I’ve made a few other memes and for some reason most of them play with the relationship that a digitized version of a manuscript has with the physical object.
Memes such as “Is this your king” and this next one, the “Is this a pigeon” meme, enable us to ask questions with assumed answers. In this meme, the original scene is from an anime where a human-like android sees a butterfly and asks, “Is this a pigeon?” This is another snowclone, where the question asker, the object of the question, and the question itself can be replaced with almost literally anything else. I find these snowclone memes work well for my needs, though I find the differences between the emotions that these two memes elicit fascinating.
As before, I’ve replaced the object of the question with digital images of LJS 101 and specifically identified myself as the question asker. As with the previous meme, we know the answer to the question posed is no, although the context is different: while the king meme is used to express aggressive negativity, the pigeon meme is used to express mild but total confusion. The same idea can be pushed through both memes – is this digital thing a manuscript? – and while the answer is the same – no it’s not – the negative response of the pigeon meme is “oh you silly thing, thinking the digitized manuscript is the same as the manuscript” while the negative response of the king meme is “that thing is NOT the same as the manuscript, I’m offended you think so, and I’m going to throw it off a cliff so you don’t try it again.”

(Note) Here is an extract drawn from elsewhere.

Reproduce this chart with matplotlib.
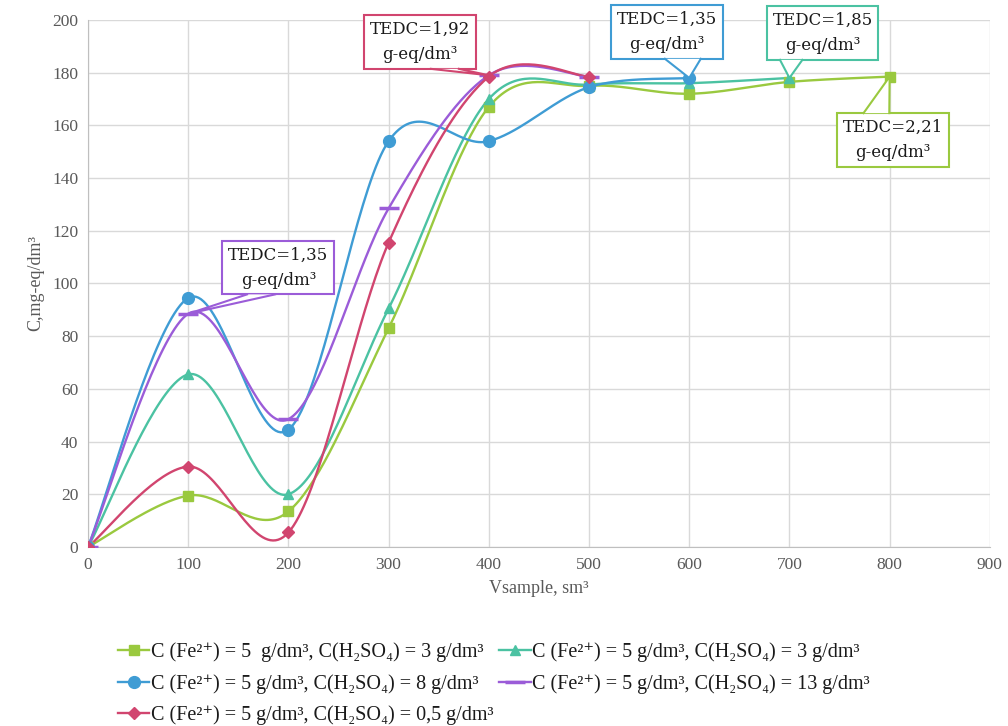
import numpy as np
import matplotlib
matplotlib.use("Agg")
import matplotlib.pyplot as plt
from matplotlib.lines import Line2D

# ---- data ----
x_green = [0, 100, 200, 300, 400, 500, 600, 700, 800]
y_green = [0, 19.5, 13.5, 83, 167, 175, 172, 176.5, 178.5]
x_teal = [0, 100, 200, 300, 400, 500, 600, 700]
y_teal = [0, 65.5, 20, 90.5, 170, 175.5, 176, 178]
x_blue = [0, 100, 200, 300, 400, 500, 600]
y_blue = [0, 94.5, 44.5, 154, 154, 174.5, 178]
x_purple = [0, 100, 200, 300, 400, 500]
y_purple = [0, 88.5, 48.5, 128.5, 179, 178.5]
x_red = [0, 100, 200, 300, 400, 500]
y_red = [0, 30.5, 5.5, 115.5, 178.5, 178.5]

labels = [
    "C (Fe²⁺) = 5  g/dm³, C(H₂SO₄) = 3 g/dm³",
    "C (Fe²⁺) = 5 g/dm³, C(H₂SO₄) = 3 g/dm³",
    "C (Fe²⁺) = 5 g/dm³, C(H₂SO₄) = 8 g/dm³",
    "C (Fe²⁺) = 5 g/dm³, C(H₂SO₄) = 13 g/dm³",
    "C (Fe²⁺) = 5 g/dm³, C(H₂SO₄) = 0,5 g/dm³",
]
callout_texts = ["TEDC=2,21\ng-eq/dm³", "TEDC=1,85\ng-eq/dm³", "TEDC=1,35\ng-eq/dm³",
                 "TEDC=1,35\ng-eq/dm³", "TEDC=1,92\ng-eq/dm³"]

c_green = "#9AC93F"
c_teal = "#4BC2A2"
c_blue = "#3F9CD4"
c_purple = "#9B5CD8"
c_red = "#D1456F"

serif = ["Liberation Serif", "DejaVu Serif"]


def smooth(xs, ys, n=40):
    """Excel-like smoothed line (Catmull-Rom Bezier) for drawing only."""
    P = np.column_stack([xs, ys]).astype(float)
    out = []
    for i in range(len(P) - 1):
        p0 = P[i - 1] if i > 0 else P[i]
        p1 = P[i]
        p2 = P[i + 1]
        p3 = P[i + 2] if i + 2 < len(P) else P[i + 1]
        c1 = p1 + (p2 - p0) / 6.0
        c2 = p2 - (p3 - p1) / 6.0
        t = np.linspace(0, 1, n)[:, None]
        seg = ((1 - t) ** 3) * p1 + 3 * ((1 - t) ** 2) * t * c1 + 3 * (1 - t) * t ** 2 * c2 + t ** 3 * p2
        out.append(seg if i == 0 else seg[1:])
    s = np.vstack(out)
    return s[:, 0], s[:, 1]


fig = plt.figure(figsize=(10.08, 7.26), dpi=100)
ax = fig.add_axes([0.0873, 0.2466, 0.8947, 0.7259])

series = [
    (x_green, y_green, c_green, "s", 7, 1),
    (x_teal, y_teal, c_teal, "^", 7.5, 1),
    (x_blue, y_blue, c_blue, "o", 8.5, 1),
    (x_purple, y_purple, c_purple, "_", 14, 2.5),
    (x_red, y_red, c_red, "D", 6.5, 1),
]
handles = []
for (xs, ys, c, m, ms, mew), lab in zip(series, labels):
    sx, sy = smooth(xs, ys)
    ax.plot(sx, sy, color=c, lw=1.7, zorder=3, solid_capstyle="round")
    ax.plot(xs, ys, ls="none", marker=m, ms=ms, color=c, mec=c, mew=mew, zorder=4)
    handles.append(Line2D([], [], color=c, lw=1.7, marker=m, ms=ms, mew=mew, mec=c))

ax.set_xlim(0, 900)
ax.set_ylim(0, 200)
ax.set_xticks(np.arange(0, 901, 100))
ax.set_yticks(np.arange(0, 201, 20))
ax.grid(True, color="#D9D9D9", lw=1)
ax.set_axisbelow(True)
for s in ["top", "right"]:
    ax.spines[s].set_visible(False)
for s in ["left", "bottom"]:
    ax.spines[s].set_color("#BFBFBF")
ax.tick_params(length=0, labelsize=12.5, colors="#595959", pad=7)
for lab in ax.get_xticklabels() + ax.get_yticklabels():
    lab.set_family(serif)
ax.set_xlabel("Vsample, sm³", family=serif, fontsize=13, color="#595959", labelpad=5)
ax.set_ylabel("C,mg-eq/dm³", family=serif, fontsize=13, color="#595959", labelpad=6)

# callouts: target point, text centre, colour, text, edge of pointer, base fractions
callouts = [
    (800, 178.5, 803, 154.5, c_green, callout_texts[0], "top", (0.24, 0.47)),
    (700, 178, 733, 195, c_teal, callout_texts[1], "bottom", (0.12, 0.32)),
    (600, 178, 578, 195.4, c_blue, callout_texts[2], "bottom", (0.48, 0.8)),
    (100, 88.5, 190, 106, c_purple, callout_texts[3], "bottom", (0.22, 0.47)),
    (400, 179, 331, 191.6, c_red, callout_texts[4], "bottom", (0.6, 0.85)),
]
texts = []
for px, py, tx, ty, c, txt, edge, fr in callouts:
    t = ax.text(tx, ty, txt, ha="center", va="center",
                fontsize=12, family=["DejaVu Serif"], color="#1a1a1a", linespacing=1.6,
                bbox=dict(boxstyle="square,pad=0.35", fc="white", ec=c, lw=1.5),
                zorder=6, clip_on=False)
    texts.append(t)

fig.canvas.draw()
inv = ax.transData.inverted()
for t, (px, py, tx, ty, c, txt, edge, fr) in zip(texts, callouts):
    bb = t.get_bbox_patch().get_window_extent()
    (x0, y0), (x1, y1) = inv.transform([[bb.x0, bb.y0], [bb.x1, bb.y1]])
    ye = y1 if edge == "top" else y0
    bxa = x0 + fr[0] * (x1 - x0)
    bxb = x0 + fr[1] * (x1 - x0)
    ax.fill([bxa, px, bxb], [ye, py, ye], facecolor="white", edgecolor="none",
            zorder=7, clip_on=False)
    ax.plot([bxa, px, bxb], [ye, py, ye], color=c, lw=1.5, zorder=7.5,
            clip_on=False, solid_joinstyle="miter")

order = [0, 2, 4, 1, 3]
leg = fig.legend([handles[i] for i in order], [labels[i] for i in order],
                 loc="upper left", bbox_to_anchor=(0.117, 0.115), ncol=2, frameon=False,
                 prop={"family": serif, "size": 14.5}, handlelength=1.55, handletextpad=0.08,
                 columnspacing=0.3, labelspacing=0.58, borderaxespad=0, borderpad=0)
for t in leg.get_texts():
    t.set_color("#1a1a1a")

fig.savefig("out.png", dpi=100)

Although both of these memes can be used as a kind of mirror for us to view the relationship between a manuscript and its digitized version, they expect different responses and elicit different emotions, much as different words used to refer to the same situation or person might invoke different emotions. The memes are, in effect, acting as a kind of terminology, so now I want to pivot and talk about how terminology might act as memes.
Terms
I would like to take it as a given that that how we talk about things influences how we think about them; therefore, the terms we use to describe things matter. The terms we use to describe other people matter; the terms that we choose to refer to digitized manuscripts matter. I would also like to reiterate the proposition I made a few minutes ago that our terminology, while perhaps not memes themselves, are meme-like. In his 2016 article “’ut legi”: Sir John Mandeville’s Audience and Three Late Medieval English Travelers to Italy and Jerusalem,” Anthony Bale discusses Jerusalem as a meme in medieval English travel writings, but I find that his description of meme fits well with what I would like to do here. He says, “the meme proposes a model of cultural transmission based on audiences’ ongoing use and appropriation of the source, as opposed to the scholarly desire to return to the source as the “best” or “original” iteration.” (for a term, this would mean common usage points not to the original meaning of the word, but to the word as it is being used. That’s a bit of a circular argument but I think it makes sense) He continues, “Memes have not one stable author, no unitary point of origins, and are not retrospective, but rather change with their audiences, causing people to do things; stimulating actions and changing behaviors; leading people to take a particular route, see a particular site, notice one thing but not another, find new meanings in an old source.” (Bale, p. 210)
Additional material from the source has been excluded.